Mark David, in his own words: “I was recently invited to participate in a panel on queer writing as part of the Portland Book Festival, and my first response was, “Why me?”
“I’m truly honored,” I wrote back, “and I’m very open to participating. Just to be clear, though, most of my writing probably could not be characterized as ‘queer writing,’ other than the fact that ‘queer-I’ wrote it!”
I went on to explain that although my newest fiction series featured gay characters whose stories were integral to the plot, I wouldn’t characterize the novels as “gay fiction.” As well, I continued, my sexuality might figure in my memoir and, parenthetically, in some of my other nonfiction, but it was hardly front and center in those books. I concluded by noting that even though I had published a couple of gay erotic romance stories under a pen name, they did not represent my primary focus.
“A perfect candidate for the panel!” the organizer exclaimed.
“Really!?” I exclaimed in turn when I read Kate’s email. And then I wondered: Am I a “gay writer,” or am I a writer who happens to be gay? And, apart from the obvious, what does it really mean to me to be gay?
Before I answer the questions, here’s a Cliff’s Notes version of my story. I came out in 1975, just before my 21st birthday. Twenty-two years later, I fell in love with a woman, got married and had a daughter. After the marriage ended — six years later for reasons unrelated to sexual orientation — I resumed my “gay life” and ultimately wrote my books that include queer content.
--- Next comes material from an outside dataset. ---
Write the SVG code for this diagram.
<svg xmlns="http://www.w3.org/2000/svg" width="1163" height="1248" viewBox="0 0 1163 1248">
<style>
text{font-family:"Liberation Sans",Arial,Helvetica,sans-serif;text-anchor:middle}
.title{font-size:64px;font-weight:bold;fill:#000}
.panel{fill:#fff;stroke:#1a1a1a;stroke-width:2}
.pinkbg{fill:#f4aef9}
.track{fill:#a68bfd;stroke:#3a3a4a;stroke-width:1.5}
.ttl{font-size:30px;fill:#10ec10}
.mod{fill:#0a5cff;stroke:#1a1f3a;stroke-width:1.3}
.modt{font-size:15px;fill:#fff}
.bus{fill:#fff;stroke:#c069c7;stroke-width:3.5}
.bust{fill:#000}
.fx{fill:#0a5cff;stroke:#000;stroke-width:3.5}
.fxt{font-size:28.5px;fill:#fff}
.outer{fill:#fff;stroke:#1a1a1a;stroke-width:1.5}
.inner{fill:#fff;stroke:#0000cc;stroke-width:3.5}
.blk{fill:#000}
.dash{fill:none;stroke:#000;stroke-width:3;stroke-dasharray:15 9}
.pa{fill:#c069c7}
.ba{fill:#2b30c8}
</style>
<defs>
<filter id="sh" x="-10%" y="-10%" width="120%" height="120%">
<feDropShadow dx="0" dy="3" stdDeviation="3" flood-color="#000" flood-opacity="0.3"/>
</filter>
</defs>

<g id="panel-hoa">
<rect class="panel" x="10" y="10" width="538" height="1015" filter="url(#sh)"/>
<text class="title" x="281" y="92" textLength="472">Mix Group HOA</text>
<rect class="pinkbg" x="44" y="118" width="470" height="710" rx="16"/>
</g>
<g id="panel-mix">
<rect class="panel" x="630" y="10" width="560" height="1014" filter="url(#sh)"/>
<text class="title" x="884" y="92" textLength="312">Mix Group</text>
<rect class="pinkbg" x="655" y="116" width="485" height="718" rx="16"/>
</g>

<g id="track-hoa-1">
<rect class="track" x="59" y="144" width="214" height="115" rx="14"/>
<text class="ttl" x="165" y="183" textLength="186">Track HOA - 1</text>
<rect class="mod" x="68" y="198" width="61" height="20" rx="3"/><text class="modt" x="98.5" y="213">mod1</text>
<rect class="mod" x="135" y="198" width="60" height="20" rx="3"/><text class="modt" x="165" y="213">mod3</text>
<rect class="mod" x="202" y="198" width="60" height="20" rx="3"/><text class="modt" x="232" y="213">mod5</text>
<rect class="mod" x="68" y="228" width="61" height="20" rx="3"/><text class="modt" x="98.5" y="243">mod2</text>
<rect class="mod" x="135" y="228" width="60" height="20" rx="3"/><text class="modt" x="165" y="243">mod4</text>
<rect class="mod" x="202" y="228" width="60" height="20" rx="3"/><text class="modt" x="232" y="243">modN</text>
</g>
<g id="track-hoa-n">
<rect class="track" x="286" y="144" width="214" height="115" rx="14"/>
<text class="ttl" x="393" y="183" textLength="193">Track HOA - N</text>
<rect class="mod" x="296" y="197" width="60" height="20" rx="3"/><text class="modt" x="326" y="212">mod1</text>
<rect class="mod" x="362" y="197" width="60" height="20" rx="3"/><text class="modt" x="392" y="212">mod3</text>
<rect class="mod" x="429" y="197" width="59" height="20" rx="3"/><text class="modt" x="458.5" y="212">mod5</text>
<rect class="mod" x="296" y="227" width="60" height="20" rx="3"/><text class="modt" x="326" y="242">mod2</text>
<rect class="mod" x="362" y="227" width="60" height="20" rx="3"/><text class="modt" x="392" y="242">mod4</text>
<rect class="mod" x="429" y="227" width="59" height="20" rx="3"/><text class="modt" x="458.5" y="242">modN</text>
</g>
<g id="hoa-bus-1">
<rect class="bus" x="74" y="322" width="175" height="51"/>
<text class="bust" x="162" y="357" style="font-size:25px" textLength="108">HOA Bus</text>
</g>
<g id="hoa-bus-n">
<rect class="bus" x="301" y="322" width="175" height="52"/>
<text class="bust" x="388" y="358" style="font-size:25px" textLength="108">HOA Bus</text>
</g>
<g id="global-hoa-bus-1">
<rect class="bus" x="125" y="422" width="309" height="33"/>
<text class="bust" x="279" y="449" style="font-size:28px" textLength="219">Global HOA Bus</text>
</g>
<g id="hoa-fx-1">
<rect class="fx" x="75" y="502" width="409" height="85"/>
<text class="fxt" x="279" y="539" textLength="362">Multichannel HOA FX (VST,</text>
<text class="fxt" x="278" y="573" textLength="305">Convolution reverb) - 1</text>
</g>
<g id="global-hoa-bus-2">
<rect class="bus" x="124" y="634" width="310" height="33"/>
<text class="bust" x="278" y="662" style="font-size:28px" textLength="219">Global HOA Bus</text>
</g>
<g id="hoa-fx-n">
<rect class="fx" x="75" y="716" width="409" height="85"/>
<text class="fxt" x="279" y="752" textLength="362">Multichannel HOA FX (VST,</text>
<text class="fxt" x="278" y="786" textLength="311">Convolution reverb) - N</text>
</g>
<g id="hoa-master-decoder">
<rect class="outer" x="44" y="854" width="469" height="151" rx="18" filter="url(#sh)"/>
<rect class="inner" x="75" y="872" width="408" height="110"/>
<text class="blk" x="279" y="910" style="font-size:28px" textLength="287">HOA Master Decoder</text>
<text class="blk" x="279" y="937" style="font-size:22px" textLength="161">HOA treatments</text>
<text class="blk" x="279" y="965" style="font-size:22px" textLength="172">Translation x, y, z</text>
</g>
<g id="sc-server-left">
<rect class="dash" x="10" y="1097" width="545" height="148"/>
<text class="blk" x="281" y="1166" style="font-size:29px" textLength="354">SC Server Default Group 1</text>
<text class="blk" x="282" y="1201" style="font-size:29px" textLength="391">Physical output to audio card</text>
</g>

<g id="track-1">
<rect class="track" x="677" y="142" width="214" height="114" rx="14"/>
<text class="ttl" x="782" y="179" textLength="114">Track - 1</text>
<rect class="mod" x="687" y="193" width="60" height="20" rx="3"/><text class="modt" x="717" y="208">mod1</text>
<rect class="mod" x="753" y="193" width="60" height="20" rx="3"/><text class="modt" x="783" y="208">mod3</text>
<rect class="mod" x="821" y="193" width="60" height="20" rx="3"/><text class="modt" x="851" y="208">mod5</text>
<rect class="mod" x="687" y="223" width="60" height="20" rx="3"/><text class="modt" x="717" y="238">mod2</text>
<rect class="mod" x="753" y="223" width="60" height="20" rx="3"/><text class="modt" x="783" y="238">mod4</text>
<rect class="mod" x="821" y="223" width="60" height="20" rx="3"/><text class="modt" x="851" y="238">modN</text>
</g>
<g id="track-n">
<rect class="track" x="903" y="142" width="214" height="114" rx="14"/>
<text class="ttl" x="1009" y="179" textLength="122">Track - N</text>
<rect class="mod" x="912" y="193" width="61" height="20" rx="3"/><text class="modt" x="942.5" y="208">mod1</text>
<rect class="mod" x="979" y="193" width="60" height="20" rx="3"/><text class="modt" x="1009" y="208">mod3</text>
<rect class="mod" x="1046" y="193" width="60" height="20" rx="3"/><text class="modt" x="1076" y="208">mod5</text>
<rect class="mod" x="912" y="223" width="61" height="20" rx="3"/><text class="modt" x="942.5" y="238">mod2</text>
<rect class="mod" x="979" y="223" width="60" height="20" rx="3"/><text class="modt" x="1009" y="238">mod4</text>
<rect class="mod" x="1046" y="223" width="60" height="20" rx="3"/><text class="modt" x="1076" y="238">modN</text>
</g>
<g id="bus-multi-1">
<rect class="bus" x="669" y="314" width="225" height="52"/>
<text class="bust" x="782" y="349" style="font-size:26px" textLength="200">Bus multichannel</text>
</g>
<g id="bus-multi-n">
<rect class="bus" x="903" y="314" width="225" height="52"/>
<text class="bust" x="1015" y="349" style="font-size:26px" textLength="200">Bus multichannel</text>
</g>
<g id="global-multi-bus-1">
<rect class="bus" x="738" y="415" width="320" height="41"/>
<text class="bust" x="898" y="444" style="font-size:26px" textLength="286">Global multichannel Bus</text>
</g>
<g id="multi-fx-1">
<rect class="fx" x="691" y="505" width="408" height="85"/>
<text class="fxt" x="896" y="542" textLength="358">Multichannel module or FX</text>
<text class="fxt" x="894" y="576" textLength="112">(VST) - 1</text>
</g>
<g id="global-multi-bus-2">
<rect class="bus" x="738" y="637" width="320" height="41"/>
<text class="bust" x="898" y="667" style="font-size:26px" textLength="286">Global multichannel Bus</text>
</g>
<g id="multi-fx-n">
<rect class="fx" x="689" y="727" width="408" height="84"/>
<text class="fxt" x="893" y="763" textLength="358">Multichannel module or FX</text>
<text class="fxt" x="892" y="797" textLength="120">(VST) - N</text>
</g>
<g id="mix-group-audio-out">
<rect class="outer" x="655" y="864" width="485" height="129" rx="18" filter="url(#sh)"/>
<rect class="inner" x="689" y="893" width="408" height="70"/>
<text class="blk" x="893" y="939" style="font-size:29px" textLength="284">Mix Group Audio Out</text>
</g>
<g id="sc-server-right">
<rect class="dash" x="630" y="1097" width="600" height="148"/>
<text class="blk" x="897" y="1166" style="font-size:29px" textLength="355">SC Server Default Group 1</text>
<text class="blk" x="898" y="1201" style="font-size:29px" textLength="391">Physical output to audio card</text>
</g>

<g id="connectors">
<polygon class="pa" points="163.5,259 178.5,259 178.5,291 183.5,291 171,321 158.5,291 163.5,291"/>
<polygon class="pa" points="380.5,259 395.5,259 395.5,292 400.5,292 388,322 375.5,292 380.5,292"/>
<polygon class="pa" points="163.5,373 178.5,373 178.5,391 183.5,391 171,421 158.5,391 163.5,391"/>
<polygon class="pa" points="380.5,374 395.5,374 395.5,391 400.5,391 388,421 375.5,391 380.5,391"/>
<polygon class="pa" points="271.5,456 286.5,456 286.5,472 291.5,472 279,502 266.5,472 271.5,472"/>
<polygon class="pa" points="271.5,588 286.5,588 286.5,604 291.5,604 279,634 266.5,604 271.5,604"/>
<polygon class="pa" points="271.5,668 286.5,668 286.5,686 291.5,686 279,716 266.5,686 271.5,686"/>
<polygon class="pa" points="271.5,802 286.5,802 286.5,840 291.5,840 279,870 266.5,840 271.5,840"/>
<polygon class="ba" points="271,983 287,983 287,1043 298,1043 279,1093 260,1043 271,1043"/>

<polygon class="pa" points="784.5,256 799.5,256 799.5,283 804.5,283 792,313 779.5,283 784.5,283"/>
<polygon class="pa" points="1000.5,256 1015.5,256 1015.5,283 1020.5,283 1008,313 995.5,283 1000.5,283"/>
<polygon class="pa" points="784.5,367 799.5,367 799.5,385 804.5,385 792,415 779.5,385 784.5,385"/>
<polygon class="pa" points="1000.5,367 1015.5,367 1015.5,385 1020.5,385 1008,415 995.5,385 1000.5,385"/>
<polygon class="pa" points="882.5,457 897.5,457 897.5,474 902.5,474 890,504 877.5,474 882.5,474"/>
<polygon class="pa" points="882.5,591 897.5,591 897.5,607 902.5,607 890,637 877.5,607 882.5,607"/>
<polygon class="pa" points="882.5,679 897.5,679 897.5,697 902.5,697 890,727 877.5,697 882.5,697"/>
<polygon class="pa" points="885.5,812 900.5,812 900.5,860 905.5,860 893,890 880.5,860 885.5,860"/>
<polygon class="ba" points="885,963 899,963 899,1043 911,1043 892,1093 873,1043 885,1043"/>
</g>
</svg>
Before Kate approached me, I would have answered those questions by saying that I’m a writer who happens to be gay and that, based on what I write, I’m no more a gay writer than I am a Canadian-born writer, a Jewish writer or a Portland-based writer.
But the more I thought about it, the more I realized that just as my Canadian and Jewish roots inform everything I write, whether or not my books have Canadian or Jewish content (some do), my sexuality and all that derives from it also informs everything I write. How could it not?
Regardless of the plots and themes of my essays, books and screenplays, everything about me — my history, my nationalities, where I live and who and how I love — is in everything I write. More than that, these essential parts of me express themselves in how I live, how I relate to others and how I relate to the world. Of course they do. How could they not?
I am a Canadian-born writer.
I am a Jewish writer.
I am a gay writer. How could I not be?”